Some of the things a parent can do to help a child master the challenges of this stage include:
- Support, encouragement and patience. It takes a lot to learn a method. There are lots of mistakes and failures in learning anything new. A child needs to learn, and to feel, that mistakes and failures can be corrected; that they are steps towards mastery. This is accomplished through positive coaching, realistic encouragement and supportive guidance. Children, when learning something new that they really want to learn, don’t accept failure easily. If a child wants to learn to ride a bike, they will take many falls and not be discouraged getting up again and again until they are riding down the street yelling “look mom, no hands.”
- Allow a child to pursue what is of interest to them. If a child takes a keen interest in the electric guitar, don’t require them to play the piano. Of course, parents can introduce their children to all kinds of activities: singing, dancing, swimming, sports, cooking, sewing…However, keep in mind that every one of these, and all other activities, will be colored by the child’s need for competency in that area. If the child wants to partake of an activity, the chances of mastery are much higher. The child may loose interest after a while and want to move on to something else. This is not uncommon as the child explores the field of possibilities. Allow this exploration. Do not force a child into an activity he or she does not want. Find an alternative. Keep in mind that children at this stage NEED to be industrious and develop competency. They will choose an activity, or activities, by which this can be accomplished. Children don’t, by nature, want to sit around idling. However, it is a very good idea to limit TV time and make sure plenty of alternatives are available.
- Provide exposure to varied experiences at home, in the neighborhood and in the community.
- Reward successes. This is such a basic tenet that it hardly goes without saying. Nevertheless, it is important and must be incorporated into the life of a growing child. Even little accomplishments like completing a household chore on time — and correctly, can be acknowledged.

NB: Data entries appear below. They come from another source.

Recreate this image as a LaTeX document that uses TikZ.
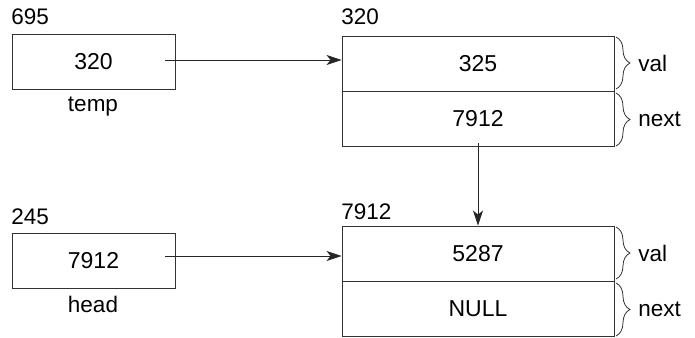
\documentclass[tikz,border=0pt]{standalone}
\usepackage{fontspec}
\setmainfont{Liberation Sans}
\usetikzlibrary{arrows.meta,decorations.pathreplacing}
\begin{document}
\begin{tikzpicture}[x=1pt,y=-1pt,
  line width=0.9pt,
  cell/.style={draw=black!80, rectangle, inner sep=0pt, minimum width=#1, minimum height=55pt, font=\fontsize{23}{25}\selectfont},
  cell/.default=163pt,
  lbl/.style={inner sep=0pt, font=\fontsize{22.5}{24}\selectfont},
  arr/.style={draw=black!85, -{Stealth[length=15pt,width=10pt,inset=4pt]}},
  brc/.style={draw=black!80, line width=0.8pt, decorate, decoration={brace, amplitude=14pt, raise=0pt}}
]
\useasboundingbox (0,0) rectangle (695,337);

% pointer boxes
\node[cell] (temp) at (93.5,61.5) {320};
\node[cell] (head) at (93.5,260.5) {7912};
\node[lbl, anchor=base west] (tempaddr) at (11,25) {695};
\node[lbl, anchor=base] (templbl) at (93,111) {temp};
\node[lbl, anchor=base west] (headaddr) at (11,224) {245};
\node[lbl, anchor=base] (headlbl) at (93,312) {head};

% struct 1
\node[cell=272pt] (sval) at (478,63.5) {325};
\node[cell=272pt] (snext) at (478,118.5) {7912};
\node[lbl, anchor=base west] (saddr) at (341,25) {320};

% struct 2
\node[cell=272pt] (bval) at (478,253.5) {5287};
\node[cell=272pt] (bnext) at (478,308.5) {NULL};
\node[lbl, anchor=base west] (baddr) at (341,219) {7912};

% braces
\draw[brc] (616,37) -- (616,89) node[midway, xshift=22pt, anchor=west, lbl] (sv) {val};
\draw[brc] (616,93) -- (616,146) node[midway, xshift=22pt, anchor=west, lbl] (sn) {next};
\draw[brc] (616,227) -- (616,279) node[midway, xshift=22pt, anchor=west, lbl] (bv) {val};
\draw[brc] (616,283) -- (616,336) node[midway, xshift=22pt, anchor=west, lbl] (bn) {next};

% pointers
\coordinate (tempptr) at (165,60);
\coordinate (headptr) at (165,256);
\coordinate (nextptr) at (478,143);
\draw[arr] (tempptr) -- (tempptr -| sval.west);
\draw[arr] (headptr) -- (headptr -| bval.west);
\draw[arr] (nextptr) -- (bval.north);
\end{tikzpicture}
\end{document}
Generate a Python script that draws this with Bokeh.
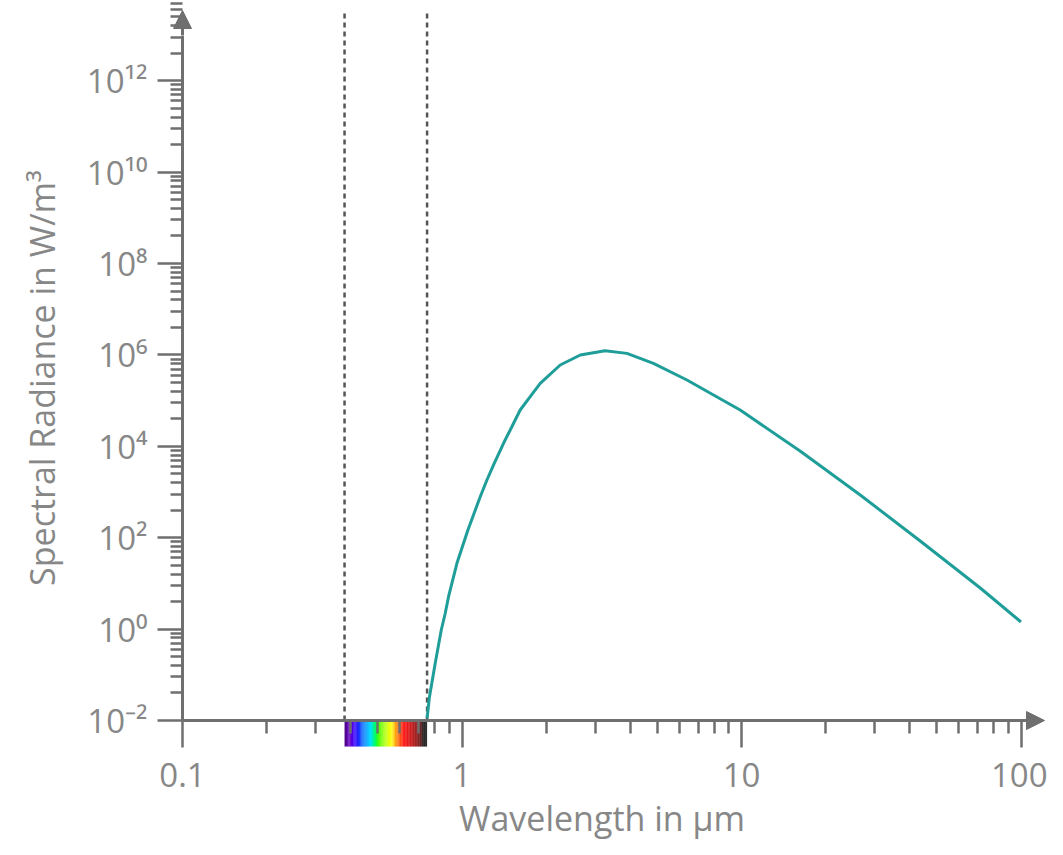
from bokeh.plotting import figure
from bokeh.models import FixedTicker, Arrow, NormalHead, Range1d
from bokeh.embed import file_html
from bokeh.resources import INLINE
import numpy as np

# ---- data ----
wavelength_um = [0.75, 0.765, 0.802, 0.843, 0.871, 0.895, 0.959, 1.05, 1.162, 1.228, 1.304,
                 1.408, 1.488, 1.615, 1.754, 1.905, 2.246, 2.65, 3.25, 3.89, 4.84, 6.38,
                 7.94, 9.89, 16.2, 26.6, 43.6, 71.5, 100.0]
radiance = [0.0112, 0.0332, 0.179, 0.955, 2.22, 5.12, 27.5, 147, 789, 1832, 4250,
            11640, 22750, 62230, 1.216e5, 2.39e5, 6.01e5, 9.95e5, 1.236e6, 1.08e6, 6.55e5, 2.82e5,
            1.33e5, 6.22e4, 7890, 859, 84.7, 7.93, 1.43]

visible_limits_um = [0.38, 0.75]

x_major_ticks = [0.1, 1.0, 10.0, 100.0]
x_tick_labels = ["0.1", "1", "10", "100"]
y_major_exponents = [-2, 0, 2, 4, 6, 8, 10, 12]
y_tick_labels = ["10\u207b\u00b2", "10\u2070", "10\u00b2", "10\u2074", "10\u2076",
                 "10\u2078", "10\u00b9\u2070", "10\u00b9\u00b2"]

spectrum_wl = [0.38, 0.398, 0.415, 0.444, 0.47, 0.49, 0.502, 0.546, 0.56, 0.585, 0.62,
               0.653, 0.708, 0.73, 0.75]
spectrum_colors = ["#4a0080", "#6a00d0", "#3000ff", "#0070ff", "#00e0ff", "#00ff60", "#40ff00",
                   "#e0ff00", "#ffff00", "#ff8000", "#ff0000", "#d00000", "#600000", "#000000",
                   "#000000"]

# ---- styling ----
AX = "#6f6f6f"
TXT = "#878787"
FONT = "Open Sans"
CURVE = "#1f9e99"

W, H = 1047, 839
AXIS_X_PX = 182        # pixel column of the y axis (value 0.1)
AXIS_Y_PX = 720        # pixel row of the x axis (value 1e-2)
ARROW_X_PX = 1044      # tip of the x-axis arrow
ARROW_Y_PX = 10        # tip of the y-axis arrow
PX_PER_DECADE_X = 279.5
PX_PER_DECADE_Y = 45.7
X0 = x_major_ticks[0]
Y0 = 10.0 ** y_major_exponents[0]
X_START = X0 * 10 ** (-AXIS_X_PX / PX_PER_DECADE_X)
X_END = X0 * 10 ** ((W - AXIS_X_PX) / PX_PER_DECADE_X)
X_TIP = X0 * 10 ** ((ARROW_X_PX - AXIS_X_PX) / PX_PER_DECADE_X)
Y_START = Y0 * 10 ** (-(H - AXIS_Y_PX) / PX_PER_DECADE_Y)
Y_END = Y0 * 10 ** (AXIS_Y_PX / PX_PER_DECADE_Y)
Y_TIP = Y0 * 10 ** ((AXIS_Y_PX - ARROW_Y_PX) / PX_PER_DECADE_Y)
Y_RULE_END = 1e13

p = figure(width=W, height=H, x_axis_type="log", y_axis_type="log",
           x_range=Range1d(X_START, X_END), y_range=Range1d(Y_START, Y_END),
           output_backend="svg", toolbar_location=None,
           min_border_left=0, min_border_right=0, min_border_top=0, min_border_bottom=0)
p.outline_line_color = None
p.grid.visible = False
p.background_fill_color = "white"
p.border_fill_color = "white"

# ticks
x_minor = [t * m for t in x_major_ticks for m in range(2, 10)]
y_major = [float(10.0 ** e) for e in y_major_exponents]
y_minor = [float(10.0 ** e) * m * m for e in y_major_exponents for m in range(2, 10)]
p.xaxis.ticker = FixedTicker(ticks=x_major_ticks, minor_ticks=x_minor)
p.yaxis.ticker = FixedTicker(ticks=y_major, minor_ticks=y_minor)
p.xaxis.major_label_overrides = {t: l for t, l in zip(x_major_ticks, x_tick_labels)}
p.yaxis.major_label_overrides = {t: l for t, l in zip(y_major, y_tick_labels)}

for ax in p.axis:
    ax.axis_line_color = AX
    ax.axis_line_width = 3
    ax.major_tick_line_color = AX
    ax.minor_tick_line_color = AX
    ax.major_tick_line_width = 2.5
    ax.minor_tick_line_width = 2.5
    ax.major_tick_in = 0
    ax.minor_tick_in = 0
    ax.major_label_text_font = FONT
    ax.major_label_text_font_size = "33px"
    ax.major_label_text_color = TXT
    ax.axis_label_text_font = FONT
    ax.axis_label_text_font_size = "34px"
    ax.axis_label_text_color = TXT
    ax.axis_label_text_font_style = "normal"

p.yaxis.fixed_location = X0
p.yaxis.bounds = (Y0, Y_RULE_END)
p.yaxis.major_tick_out = 25
p.yaxis.minor_tick_out = 12
p.yaxis.major_label_standoff = 10
p.yaxis.axis_label = "Spectral Radiance in W/m\u00b3"
p.yaxis.axis_label_standoff = 19

p.xaxis.fixed_location = Y0
p.xaxis.bounds = (x_major_ticks[0], x_major_ticks[-1])
p.xaxis.major_tick_out = 27
p.xaxis.minor_tick_out = 13
p.xaxis.major_label_standoff = 15
p.xaxis.axis_label = "Wavelength in \u00b5m"
p.xaxis.axis_label_standoff = 5

# visible spectrum strip below the axis
wl_fine = np.arange(spectrum_wl[0], spectrum_wl[-1] - 1e-9, 0.004)
def hex2rgb(h):
    return [int(h[i:i + 2], 16) for i in (1, 3, 5)]
rgb = np.array([hex2rgb(c) for c in spectrum_colors], dtype=float)
strip_cols = []
for w in wl_fine:
    wc = w + 0.002
    col = [int(round(np.interp(wc, spectrum_wl, rgb[:, k]))) for k in range(3)]
    strip_cols.append("#%02x%02x%02x" % tuple(col))
strip_right = np.minimum(wl_fine + 0.0045, spectrum_wl[-1])
strip_bottom = Y0 * 10 ** (-26 / PX_PER_DECADE_Y)
p.quad(left=wl_fine, right=strip_right, top=Y0, bottom=strip_bottom,
       fill_color=strip_cols, line_color=None)

# dashed visible-range limits
p.segment(x0=visible_limits_um, y0=[Y0] * 2, x1=visible_limits_um, y1=[Y_TIP] * 2,
          line_color="#555555", line_width=2.5, line_dash="5 4")

# curve
p.line(wavelength_um, radiance, line_color=CURVE, line_width=3)

# axis extensions with arrow heads
p.add_layout(Arrow(end=NormalHead(size=18, fill_color=AX, line_color=AX, line_width=1),
                   x_start=x_major_ticks[-1], y_start=Y0, x_end=X_TIP, y_end=Y0,
                   line_color=AX, line_width=3))
p.add_layout(Arrow(end=NormalHead(size=18, fill_color=AX, line_color=AX, line_width=1),
                   x_start=X0, y_start=Y_RULE_END, x_end=X0, y_end=Y_TIP,
                   line_color=AX, line_width=3))

open("out.html", "w").write(file_html(p, INLINE))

- Do not punish for mistakes or failures. Punishment must be for violation of rules and that punishment is best in the form of natural consequences which have been laid out beforehand. For example, if a household rule is that all toys are to be taken out of the living room and put into the bedroom before going to bed or else that toy will be taken away for a week, and a toy is left in the living room overnight, then that toy is taken away for a week. There should be no surprise. Household rules and consequences should be known by everyone in the family. Children, even as young as 5, and certainly by age 8 and up, understand rules and consequences.
- Answer questions honestly. The answers can be simple. When a child asks “how are babies made” the parent can answer simply “babies are made when mommy and daddy have intercourse.” The child does not need to know the meaning at this stage, just that he/she received a credible answer.
- Be available to listen to your child. Spend quality time with your child. Communicate, collaborate and negotiate with your child. Children at this age are becoming increasingly social, and reasonable, creatures.
- Play with your child. Children at this age are still very much interested in play, even though it may be more geared towards an end than a means in itself, it is still fun.
If a child fails to satisfy the need for being industrious and competent, a sense of inferiority and inertia can develop. Or, they may become accomplished in a very narrow area, perhaps even a virtuoso, but very limited.
All too soon Childhood comes to an end. Whether or not the tasks and needs of this stage have been fully satisfied, we enter the domain of adolescence. A difficult time, to say the least.